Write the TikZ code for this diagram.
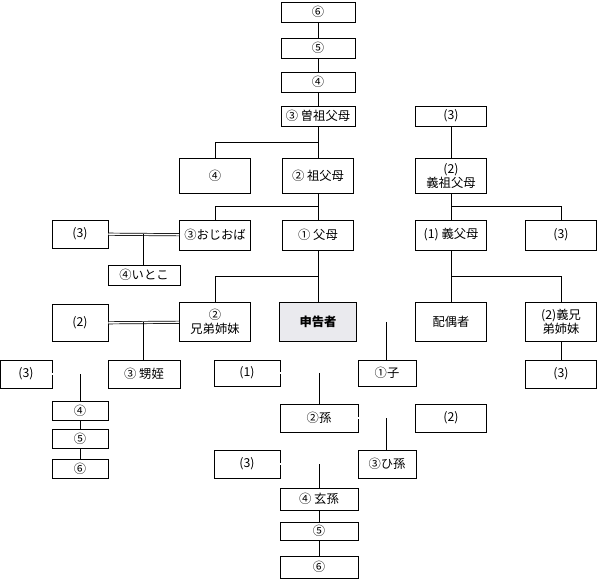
\documentclass[tikz,border=0pt]{standalone}
\usepackage{fontspec}
\setmainfont{Noto Sans CJK JP}
\usetikzlibrary{calc}
\begin{document}
\begin{tikzpicture}[
    x=0.2mm, y=-0.2mm,
    every node/.style={align=center, font=\fontsize{7}{8.2}\selectfont},
    box/.style={draw, thin, inner sep=0pt},
    sbox/.style={box, minimum width=14.8mm, minimum height=4mm},
    lbox/.style={box, minimum width=14.2mm, minimum height=7mm},
    mbox/.style={box, minimum width=14.2mm, minimum height=6mm},
    self/.style={box, line width=1pt, fill=blue!10!gray!15, minimum width=15.4mm, minimum height=7.8mm},
    dbl/.style={draw, double=white, double distance=0.9pt, thin}
  ]
    \useasboundingbox (0,0) rectangle (600,580);
    % direct line upward
    \node[sbox] (a6) at (318,12) {⑥};
    \node[sbox] (a5) at (318,48) {⑤};
    \node[sbox] (a4) at (318,82) {④};
    \node[sbox] (a3) at (318,116) {③ 曽祖父母};
    \node[lbox] (gp) at (318,176) {② 祖父母};
    \node[mbox] (par) at (318,235) {① 父母};
    \node[self] (me) at (318,322) {\bfseries 申告者};
    % collateral line
    \node[lbox] (b4) at (215,176) {④};
    \node[mbox] (unc) at (215,235) {③おじおば};
    \node[box, minimum width=11.2mm, minimum height=5.6mm] (unc3) at (80,234) {(3)};
    \node[box, minimum width=14.4mm, minimum height=4mm] (cous) at (144,275) {④いとこ};
    \node[lbox, minimum height=7.8mm] (sib) at (215,322) {②\\兄弟姉妹};
    \node[box, minimum width=11.2mm, minimum height=7.4mm] (sib2) at (80,323) {(2)};
    \node[box, minimum width=14.4mm, minimum height=5.6mm] (nep) at (144,374) {③ 甥姪};
    \node[box, minimum width=10.4mm, minimum height=5.6mm] (nep3) at (26,374) {(3)};
    \node[box, minimum width=11.2mm, minimum height=3.8mm] (n4) at (80,411) {④};
    \node[box, minimum width=11.2mm, minimum height=3.8mm] (n5) at (80,439) {⑤};
    \node[box, minimum width=11.2mm, minimum height=3.8mm] (n6) at (80,469) {⑥};
    % in-law line
    \node[sbox, minimum width=14.2mm] (ia3) at (451,116) {(3)};
    \node[lbox] (igp) at (451,176) {(2)\\義祖父母};
    \node[mbox] (ipar) at (451,235) {(1) 義父母};
    \node[mbox] (ipar3) at (561,235) {(3)};
    \node[lbox, minimum height=7.8mm] (sp) at (451,322) {配偶者};
    \node[lbox, minimum height=7.8mm] (isib) at (561,322) {(2)義兄\\弟姉妹};
    \node[mbox, minimum height=5.6mm] (isib3) at (561,374) {(3)};
    % descendants
    \node[box, minimum width=13.2mm, minimum height=5.2mm] (ch1) at (247,373) {(1)};
    \node[box, minimum width=11.6mm, minimum height=5.2mm] (ch) at (387,373) {①子};
    \node[box, minimum width=15.6mm, minimum height=5.6mm] (gc) at (319,418) {②孫};
    \node[mbox, minimum height=5.6mm] (gc2) at (451,418) {(2)};
    \node[box, minimum width=13.2mm, minimum height=5.6mm] (ggc3) at (247,464) {(3)};
    \node[box, minimum width=11.6mm, minimum height=5.6mm] (ggc) at (387,464) {③ひ孫};
    \node[box, minimum width=15.6mm, minimum height=4.4mm] (gggc) at (319,499) {④ 玄孫};
    \node[box, minimum width=15.6mm, minimum height=3.6mm] (d5) at (319,531) {⑤};
    \node[box, minimum width=15.6mm, minimum height=4.4mm] (d6) at (319,567) {⑥};
    % vertical chains
    \draw (a6) -- (a5) -- (a4) -- (a3) -- (gp) -- (par) -- (me);
    \draw (ia3) -- (igp) -- (ipar) -- (sp);
    \draw (isib) -- (isib3);
    \draw (gggc) -- (d5) -- (d6);
    \draw (n4) -- (n5) -- (n6);
    % branches
    \coordinate (k1) at ($(a3.south)!.5!(gp.north)$);
    \draw (k1) -| (b4.north);
    \coordinate (k2) at ($(gp.south)!.5!(par.north)$);
    \draw (k2) -| (unc.north);
    \coordinate (k3) at ($(par.south)!.5!(me.north)$);
    \draw (k3) -| (sib.north);
    \coordinate (k4) at ($(igp.south)!.5!(ipar.north)$);
    \draw (k4) -| (ipar3.north);
    \coordinate (k5) at ($(ipar.south)!.5!(sp.north)$);
    \draw (k5) -| (isib.north);
    % marriages
    \draw[dbl] (unc3) -- (unc);
    \coordinate (m1) at ($(unc3.east)!.5!(unc.west)$);
    \draw (m1) -- (m1 |- cous.north);
    \draw[dbl] (sib2) -- (sib);
    \coordinate (m2) at ($(sib2.east)!.5!(sib.west)$);
    \draw (m2) -- (m2 |- nep.north);
    \draw[dbl] (nep3) -- (nep);
    \coordinate (m3) at ($(nep3.east)!.5!(nep.west)$);
    \draw (m3) -- (m3 |- n4.north);
    \draw[dbl] (me) -- (sp);
    \coordinate (m4) at ($(me.east)!.5!(sp.west)$);
    \draw (m4) -- (m4 |- ch.north);
    \draw[dbl] (ch1) -- (ch);
    \coordinate (m5) at ($(ch1.east)!.5!(ch.west)$);
    \draw (m5) -- (m5 |- gc.north);
    \draw[dbl] (gc) -- (gc2);
    \coordinate (m6) at ($(gc.east)!.5!(gc2.west)$);
    \draw (m6) -- (m6 |- ggc.north);
    \draw[dbl] (ggc3) -- (ggc);
    \coordinate (m7) at ($(ggc3.east)!.5!(ggc.west)$);
    \draw (m7) -- (m7 |- gggc.north);
  \end{tikzpicture}
\end{document}
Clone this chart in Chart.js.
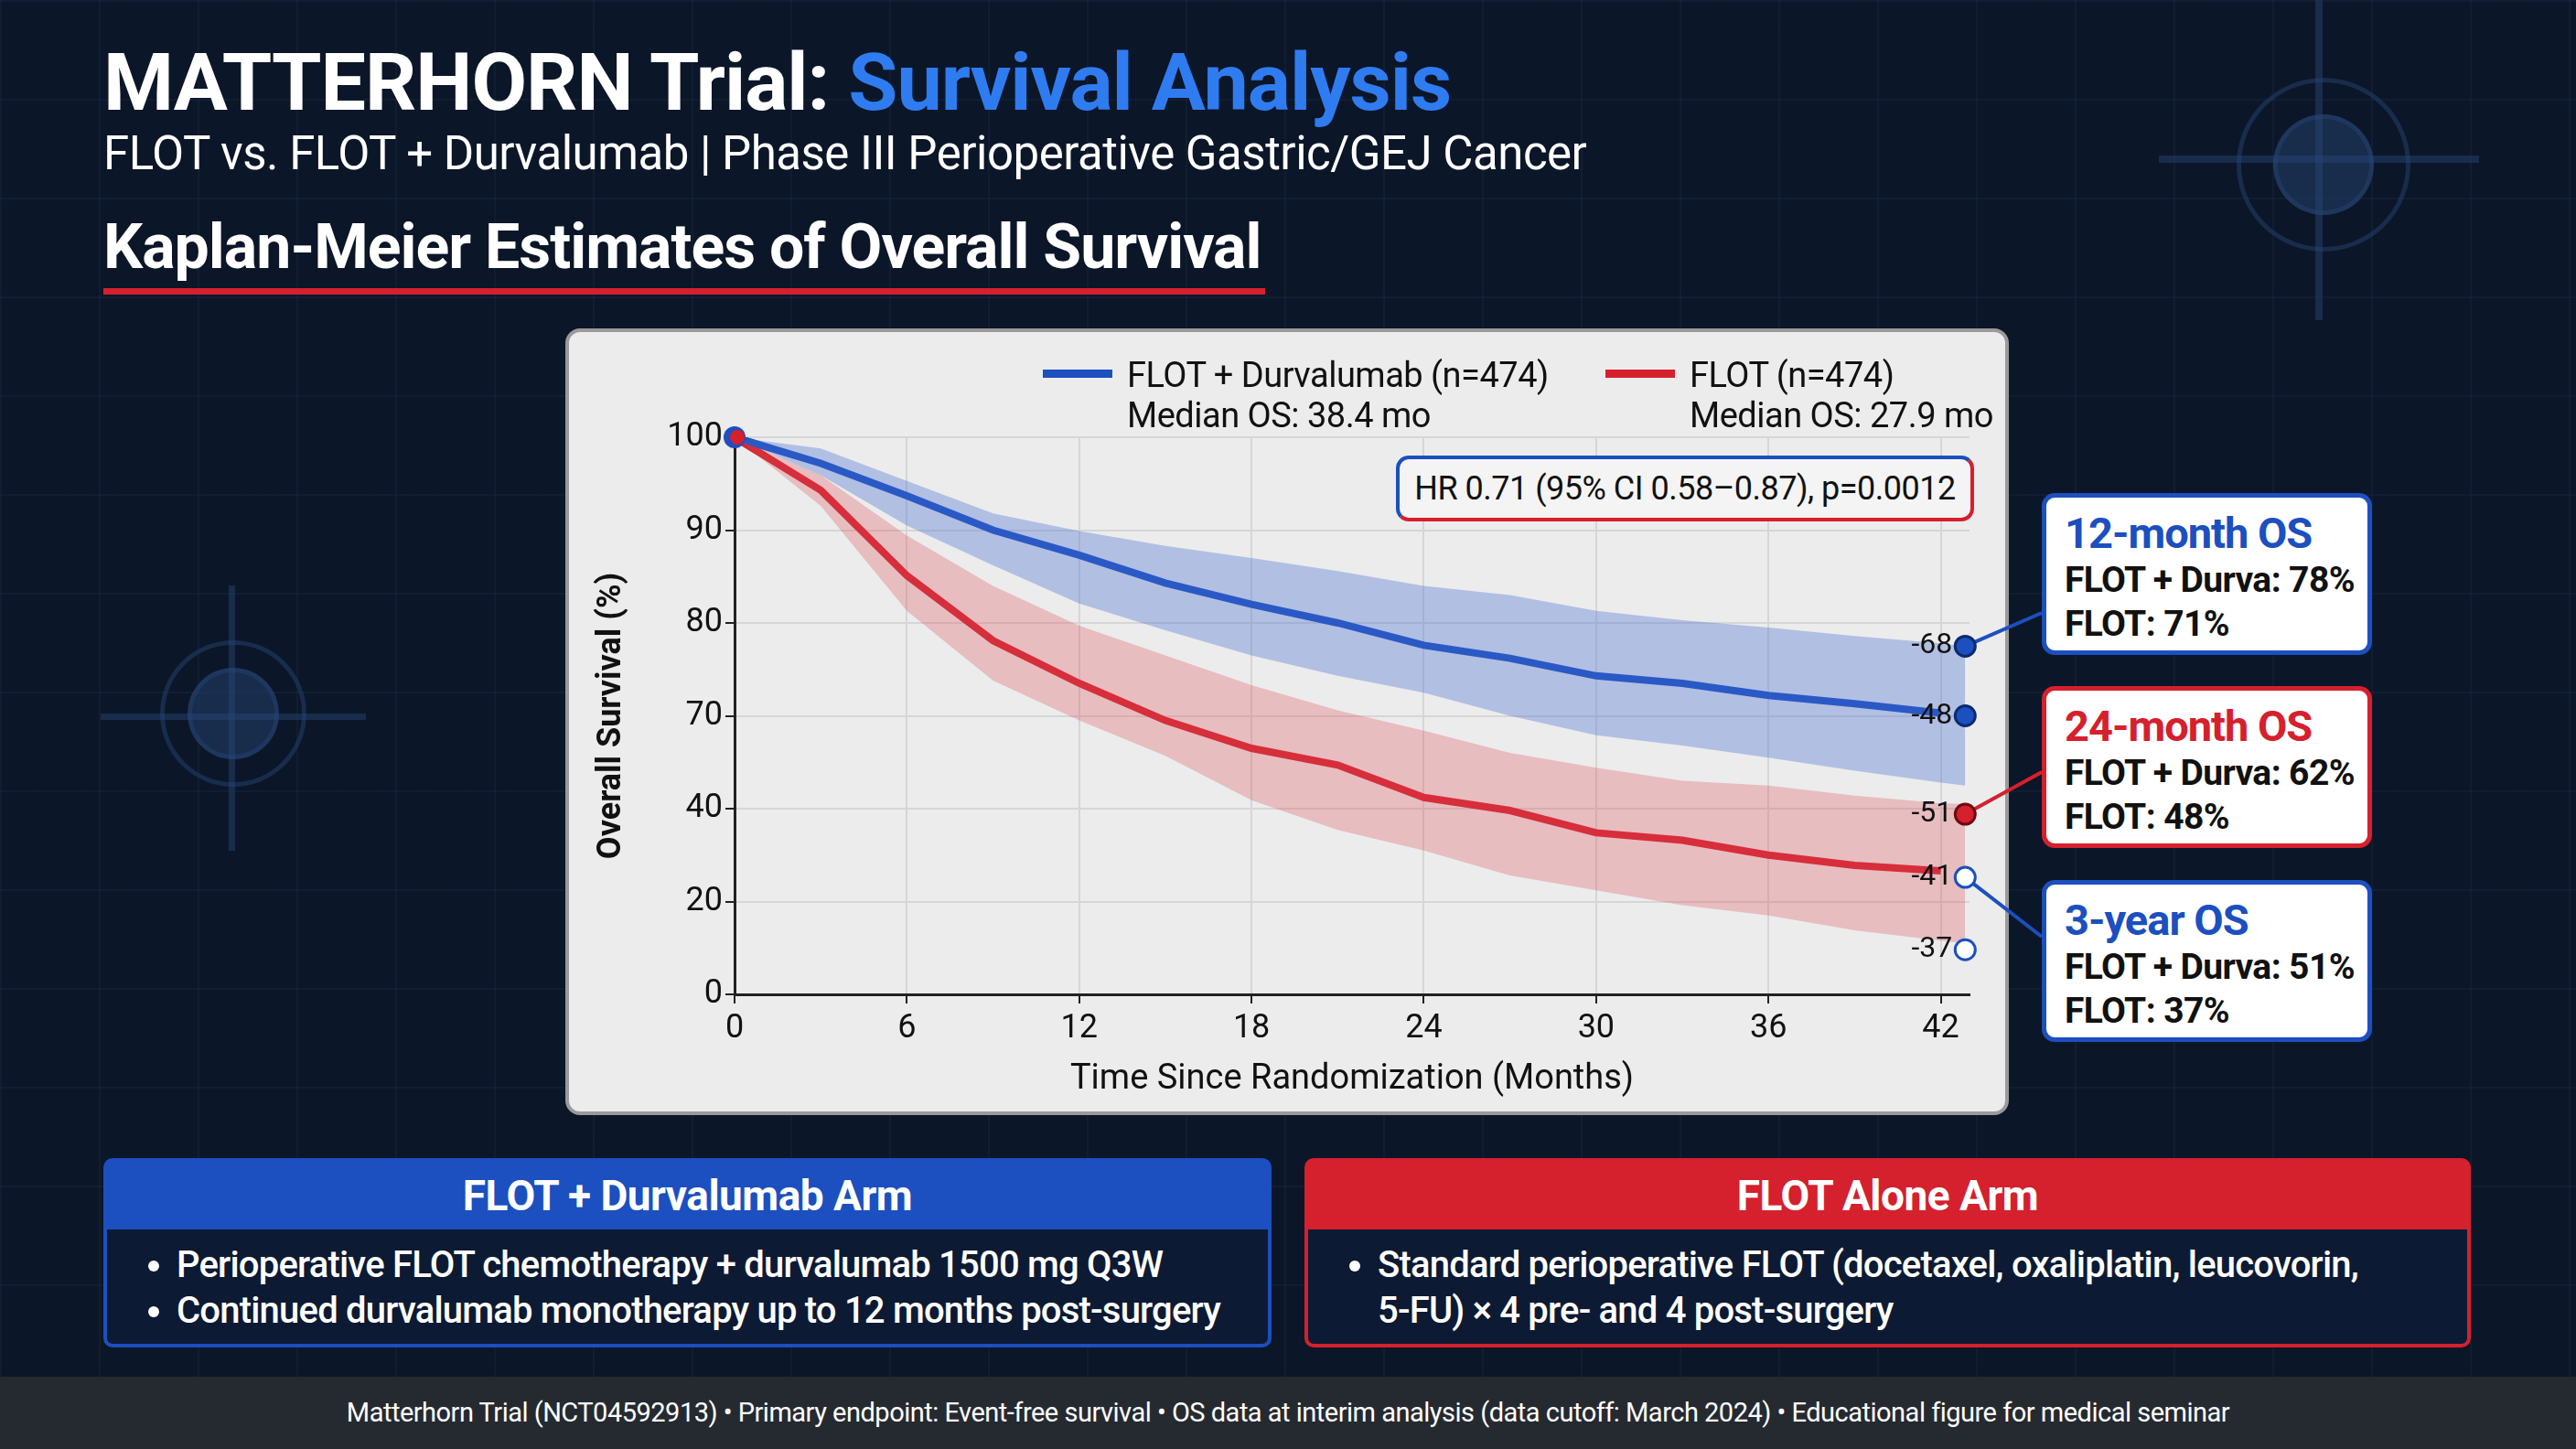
+ + + +
Without including any pictures, print all of the material exactly as given.

Write the TikZ code for this diagram.
\documentclass[tikz,border=0pt]{standalone}
\usepackage{fontspec}
\setmainfont{Noto Sans CJK JP}
\usetikzlibrary{calc}
\begin{document}
\begin{tikzpicture}[
    x=0.2mm, y=-0.2mm,
    every node/.style={align=center, font=\fontsize{7}{8.2}\selectfont},
    box/.style={draw, thin, inner sep=0pt},
    sbox/.style={box, minimum width=14.8mm, minimum height=4mm},
    lbox/.style={box, minimum width=14.2mm, minimum height=7mm},
    mbox/.style={box, minimum width=14.2mm, minimum height=6mm},
    self/.style={box, line width=1pt, fill=blue!10!gray!15, minimum width=15.4mm, minimum height=7.8mm},
    dbl/.style={draw, double=white, double distance=0.9pt, thin}
  ]
    \useasboundingbox (0,0) rectangle (600,580);
    % direct line upward
    \node[sbox] (a6) at (318,12) {⑥};
    \node[sbox] (a5) at (318,48) {⑤};
    \node[sbox] (a4) at (318,82) {④};
    \node[sbox] (a3) at (318,116) {③ 曽祖父母};
    \node[lbox] (gp) at (318,176) {② 祖父母};
    \node[mbox] (par) at (318,235) {① 父母};
    \node[self] (me) at (318,322) {\bfseries 申告者};
    % collateral line
    \node[lbox] (b4) at (215,176) {④};
    \node[mbox] (unc) at (215,235) {③おじおば};
    \node[box, minimum width=11.2mm, minimum height=5.6mm] (unc3) at (80,234) {(3)};
    \node[box, minimum width=14.4mm, minimum height=4mm] (cous) at (144,275) {④いとこ};
    \node[lbox, minimum height=7.8mm] (sib) at (215,322) {②\\兄弟姉妹};
    \node[box, minimum width=11.2mm, minimum height=7.4mm] (sib2) at (80,323) {(2)};
    \node[box, minimum width=14.4mm, minimum height=5.6mm] (nep) at (144,374) {③ 甥姪};
    \node[box, minimum width=10.4mm, minimum height=5.6mm] (nep3) at (26,374) {(3)};
    \node[box, minimum width=11.2mm, minimum height=3.8mm] (n4) at (80,411) {④};
    \node[box, minimum width=11.2mm, minimum height=3.8mm] (n5) at (80,439) {⑤};
    \node[box, minimum width=11.2mm, minimum height=3.8mm] (n6) at (80,469) {⑥};
    % in-law line
    \node[sbox, minimum width=14.2mm] (ia3) at (451,116) {(3)};
    \node[lbox] (igp) at (451,176) {(2)\\義祖父母};
    \node[mbox] (ipar) at (451,235) {(1) 義父母};
    \node[mbox] (ipar3) at (561,235) {(3)};
    \node[lbox, minimum height=7.8mm] (sp) at (451,322) {配偶者};
    \node[lbox, minimum height=7.8mm] (isib) at (561,322) {(2)義兄\\弟姉妹};
    \node[mbox, minimum height=5.6mm] (isib3) at (561,374) {(3)};
    % descendants
    \node[box, minimum width=13.2mm, minimum height=5.2mm] (ch1) at (247,373) {(1)};
    \node[box, minimum width=11.6mm, minimum height=5.2mm] (ch) at (387,373) {①子};
    \node[box, minimum width=15.6mm, minimum height=5.6mm] (gc) at (319,418) {②孫};
    \node[mbox, minimum height=5.6mm] (gc2) at (451,418) {(2)};
    \node[box, minimum width=13.2mm, minimum height=5.6mm] (ggc3) at (247,464) {(3)};
    \node[box, minimum width=11.6mm, minimum height=5.6mm] (ggc) at (387,464) {③ひ孫};
    \node[box, minimum width=15.6mm, minimum height=4.4mm] (gggc) at (319,499) {④ 玄孫};
    \node[box, minimum width=15.6mm, minimum height=3.6mm] (d5) at (319,531) {⑤};
    \node[box, minimum width=15.6mm, minimum height=4.4mm] (d6) at (319,567) {⑥};
    % vertical chains
    \draw (a6) -- (a5) -- (a4) -- (a3) -- (gp) -- (par) -- (me);
    \draw (ia3) -- (igp) -- (ipar) -- (sp);
    \draw (isib) -- (isib3);
    \draw (gggc) -- (d5) -- (d6);
    \draw (n4) -- (n5) -- (n6);
    % branches
    \coordinate (k1) at ($(a3.south)!.5!(gp.north)$);
    \draw (k1) -| (b4.north);
    \coordinate (k2) at ($(gp.south)!.5!(par.north)$);
    \draw (k2) -| (unc.north);
    \coordinate (k3) at ($(par.south)!.5!(me.north)$);
    \draw (k3) -| (sib.north);
    \coordinate (k4) at ($(igp.south)!.5!(ipar.north)$);
    \draw (k4) -| (ipar3.north);
    \coordinate (k5) at ($(ipar.south)!.5!(sp.north)$);
    \draw (k5) -| (isib.north);
    % marriages
    \draw[dbl] (unc3) -- (unc);
    \coordinate (m1) at ($(unc3.east)!.5!(unc.west)$);
    \draw (m1) -- (m1 |- cous.north);
    \draw[dbl] (sib2) -- (sib);
    \coordinate (m2) at ($(sib2.east)!.5!(sib.west)$);
    \draw (m2) -- (m2 |- nep.north);
    \draw[dbl] (nep3) -- (nep);
    \coordinate (m3) at ($(nep3.east)!.5!(nep.west)$);
    \draw (m3) -- (m3 |- n4.north);
    \draw[dbl] (me) -- (sp);
    \coordinate (m4) at ($(me.east)!.5!(sp.west)$);
    \draw (m4) -- (m4 |- ch.north);
    \draw[dbl] (ch1) -- (ch);
    \coordinate (m5) at ($(ch1.east)!.5!(ch.west)$);
    \draw (m5) -- (m5 |- gc.north);
    \draw[dbl] (gc) -- (gc2);
    \coordinate (m6) at ($(gc.east)!.5!(gc2.west)$);
    \draw (m6) -- (m6 |- ggc.north);
    \draw[dbl] (ggc3) -- (ggc);
    \coordinate (m7) at ($(ggc3.east)!.5!(ggc.west)$);
    \draw (m7) -- (m7 |- gggc.north);
  \end{tikzpicture}
\end{document}
Clone this chart in Chart.js.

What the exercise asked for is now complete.